◆ STATED GOAL: Look through the data below. Show each line where the string "this" occurs.

◆ DATA ENTRIES:

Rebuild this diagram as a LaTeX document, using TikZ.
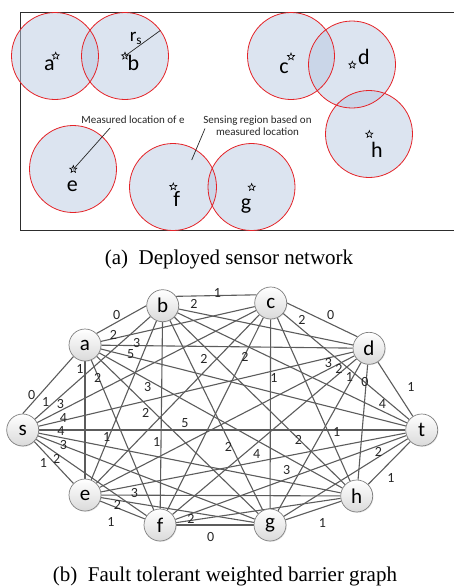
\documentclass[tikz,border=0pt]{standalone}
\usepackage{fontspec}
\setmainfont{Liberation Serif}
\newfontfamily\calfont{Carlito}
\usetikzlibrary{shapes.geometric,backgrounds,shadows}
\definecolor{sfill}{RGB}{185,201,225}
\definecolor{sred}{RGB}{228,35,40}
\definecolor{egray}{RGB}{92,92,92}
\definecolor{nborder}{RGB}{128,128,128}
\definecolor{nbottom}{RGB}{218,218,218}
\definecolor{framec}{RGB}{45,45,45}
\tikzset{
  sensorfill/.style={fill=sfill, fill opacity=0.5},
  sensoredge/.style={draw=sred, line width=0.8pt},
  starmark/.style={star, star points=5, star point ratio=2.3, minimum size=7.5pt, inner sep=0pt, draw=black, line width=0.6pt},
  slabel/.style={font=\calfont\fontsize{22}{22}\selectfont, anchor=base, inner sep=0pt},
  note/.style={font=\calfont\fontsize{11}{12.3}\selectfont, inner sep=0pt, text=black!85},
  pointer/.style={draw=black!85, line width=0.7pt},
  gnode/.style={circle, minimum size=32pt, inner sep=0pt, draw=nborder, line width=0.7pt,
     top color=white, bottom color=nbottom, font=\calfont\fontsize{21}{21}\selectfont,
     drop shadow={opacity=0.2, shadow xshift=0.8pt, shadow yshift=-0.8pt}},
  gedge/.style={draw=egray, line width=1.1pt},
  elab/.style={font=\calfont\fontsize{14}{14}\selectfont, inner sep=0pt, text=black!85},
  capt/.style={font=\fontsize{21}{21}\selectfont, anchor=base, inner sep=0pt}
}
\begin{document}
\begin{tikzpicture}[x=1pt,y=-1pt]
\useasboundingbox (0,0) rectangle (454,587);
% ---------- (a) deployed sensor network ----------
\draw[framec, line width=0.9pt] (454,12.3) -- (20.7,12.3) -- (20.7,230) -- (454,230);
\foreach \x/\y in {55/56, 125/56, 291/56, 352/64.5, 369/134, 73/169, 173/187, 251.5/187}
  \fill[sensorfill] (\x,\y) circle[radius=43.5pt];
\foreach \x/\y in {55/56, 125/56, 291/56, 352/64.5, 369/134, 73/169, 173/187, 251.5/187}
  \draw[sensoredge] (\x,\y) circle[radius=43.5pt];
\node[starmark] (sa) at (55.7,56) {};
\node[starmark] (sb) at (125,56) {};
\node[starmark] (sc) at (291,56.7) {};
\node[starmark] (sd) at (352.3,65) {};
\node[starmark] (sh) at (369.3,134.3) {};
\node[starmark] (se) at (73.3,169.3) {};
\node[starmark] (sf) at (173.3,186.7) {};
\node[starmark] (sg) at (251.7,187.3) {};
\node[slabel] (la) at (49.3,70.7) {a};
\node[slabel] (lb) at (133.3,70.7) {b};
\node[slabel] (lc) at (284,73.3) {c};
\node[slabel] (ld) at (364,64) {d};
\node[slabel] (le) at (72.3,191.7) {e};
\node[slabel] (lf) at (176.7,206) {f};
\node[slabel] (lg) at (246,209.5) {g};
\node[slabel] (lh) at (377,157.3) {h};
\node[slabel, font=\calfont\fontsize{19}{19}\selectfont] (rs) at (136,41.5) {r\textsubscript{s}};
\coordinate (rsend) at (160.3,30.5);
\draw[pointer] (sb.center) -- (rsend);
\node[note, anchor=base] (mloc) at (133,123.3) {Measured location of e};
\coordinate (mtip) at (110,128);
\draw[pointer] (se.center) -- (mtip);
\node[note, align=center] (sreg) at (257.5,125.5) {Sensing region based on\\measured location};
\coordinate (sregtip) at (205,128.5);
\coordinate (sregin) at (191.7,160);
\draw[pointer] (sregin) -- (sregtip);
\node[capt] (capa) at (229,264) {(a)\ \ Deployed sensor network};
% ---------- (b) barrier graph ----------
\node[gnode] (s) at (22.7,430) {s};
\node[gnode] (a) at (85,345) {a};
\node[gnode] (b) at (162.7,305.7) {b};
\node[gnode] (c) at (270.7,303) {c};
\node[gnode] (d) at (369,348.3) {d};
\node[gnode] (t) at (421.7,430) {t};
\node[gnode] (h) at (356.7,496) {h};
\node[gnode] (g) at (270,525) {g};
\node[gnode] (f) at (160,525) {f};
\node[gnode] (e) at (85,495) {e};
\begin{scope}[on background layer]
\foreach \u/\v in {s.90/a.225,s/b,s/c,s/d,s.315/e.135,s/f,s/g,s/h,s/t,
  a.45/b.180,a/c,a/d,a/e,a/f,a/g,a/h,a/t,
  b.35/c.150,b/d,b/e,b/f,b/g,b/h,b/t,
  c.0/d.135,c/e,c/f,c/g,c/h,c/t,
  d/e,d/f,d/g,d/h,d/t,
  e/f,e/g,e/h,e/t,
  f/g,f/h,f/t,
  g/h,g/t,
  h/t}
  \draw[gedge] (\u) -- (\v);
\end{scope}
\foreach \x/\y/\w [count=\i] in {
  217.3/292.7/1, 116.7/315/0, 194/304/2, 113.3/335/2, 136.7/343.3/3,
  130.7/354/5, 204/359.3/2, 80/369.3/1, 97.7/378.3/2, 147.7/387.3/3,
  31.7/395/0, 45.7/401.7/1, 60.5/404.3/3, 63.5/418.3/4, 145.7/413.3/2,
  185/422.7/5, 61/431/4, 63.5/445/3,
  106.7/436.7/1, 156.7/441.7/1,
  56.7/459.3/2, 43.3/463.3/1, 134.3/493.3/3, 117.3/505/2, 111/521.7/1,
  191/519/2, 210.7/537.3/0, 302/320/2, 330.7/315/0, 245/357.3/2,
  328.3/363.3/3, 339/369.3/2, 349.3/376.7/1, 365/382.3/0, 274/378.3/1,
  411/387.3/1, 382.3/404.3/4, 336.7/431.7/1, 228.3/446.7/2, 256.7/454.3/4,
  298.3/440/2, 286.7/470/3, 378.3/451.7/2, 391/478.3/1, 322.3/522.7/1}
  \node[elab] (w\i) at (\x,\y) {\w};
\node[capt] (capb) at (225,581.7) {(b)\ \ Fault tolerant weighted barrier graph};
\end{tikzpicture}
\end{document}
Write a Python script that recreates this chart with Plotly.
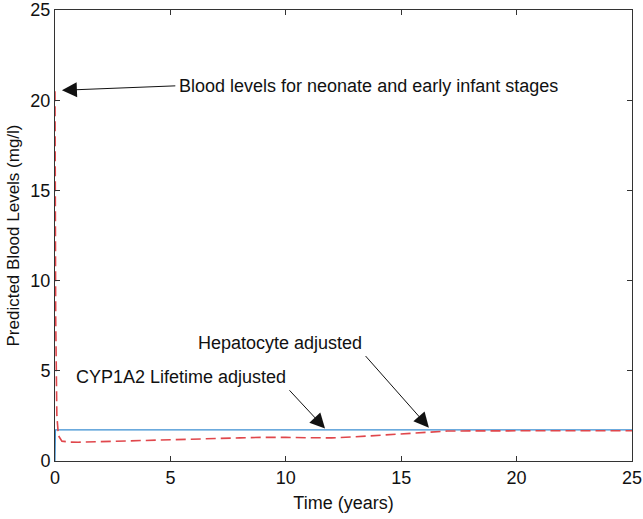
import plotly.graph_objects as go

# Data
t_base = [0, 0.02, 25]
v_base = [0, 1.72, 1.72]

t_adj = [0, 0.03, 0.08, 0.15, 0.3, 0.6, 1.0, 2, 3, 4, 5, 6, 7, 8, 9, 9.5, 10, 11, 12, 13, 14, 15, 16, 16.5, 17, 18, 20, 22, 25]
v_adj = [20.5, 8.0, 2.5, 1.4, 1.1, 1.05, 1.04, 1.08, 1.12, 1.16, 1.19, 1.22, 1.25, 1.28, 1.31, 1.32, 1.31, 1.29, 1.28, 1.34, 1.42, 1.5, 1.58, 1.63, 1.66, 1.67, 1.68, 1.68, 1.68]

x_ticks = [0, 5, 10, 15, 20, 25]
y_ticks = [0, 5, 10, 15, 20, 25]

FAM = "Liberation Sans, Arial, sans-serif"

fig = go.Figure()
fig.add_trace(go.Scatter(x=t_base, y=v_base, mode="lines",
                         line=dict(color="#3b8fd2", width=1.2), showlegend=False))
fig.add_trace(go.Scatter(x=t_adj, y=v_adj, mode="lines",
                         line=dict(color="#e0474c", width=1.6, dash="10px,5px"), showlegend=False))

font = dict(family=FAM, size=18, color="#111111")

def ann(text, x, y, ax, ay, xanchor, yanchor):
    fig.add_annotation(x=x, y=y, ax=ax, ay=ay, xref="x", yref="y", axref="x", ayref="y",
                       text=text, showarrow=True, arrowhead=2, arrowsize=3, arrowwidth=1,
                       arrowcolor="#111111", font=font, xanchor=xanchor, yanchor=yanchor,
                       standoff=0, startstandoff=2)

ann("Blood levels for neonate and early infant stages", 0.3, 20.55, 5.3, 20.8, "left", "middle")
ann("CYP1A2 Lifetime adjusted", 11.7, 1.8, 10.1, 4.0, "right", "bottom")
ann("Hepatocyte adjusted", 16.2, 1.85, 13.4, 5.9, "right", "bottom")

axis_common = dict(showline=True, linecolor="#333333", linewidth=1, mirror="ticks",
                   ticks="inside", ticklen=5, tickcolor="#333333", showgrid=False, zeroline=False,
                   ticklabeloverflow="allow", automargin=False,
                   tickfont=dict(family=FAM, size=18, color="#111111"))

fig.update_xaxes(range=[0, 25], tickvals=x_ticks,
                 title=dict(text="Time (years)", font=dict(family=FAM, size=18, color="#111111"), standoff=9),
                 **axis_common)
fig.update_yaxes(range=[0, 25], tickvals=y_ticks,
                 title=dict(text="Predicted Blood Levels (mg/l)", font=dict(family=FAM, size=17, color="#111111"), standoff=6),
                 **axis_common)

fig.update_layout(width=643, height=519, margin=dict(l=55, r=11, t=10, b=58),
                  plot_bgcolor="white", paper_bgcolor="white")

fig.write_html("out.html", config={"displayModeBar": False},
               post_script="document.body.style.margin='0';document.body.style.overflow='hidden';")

◆ REPLY:
Rebuild this diagram as a LaTeX document, using TikZ.
Write a Python script that recreates this chart with Plotly.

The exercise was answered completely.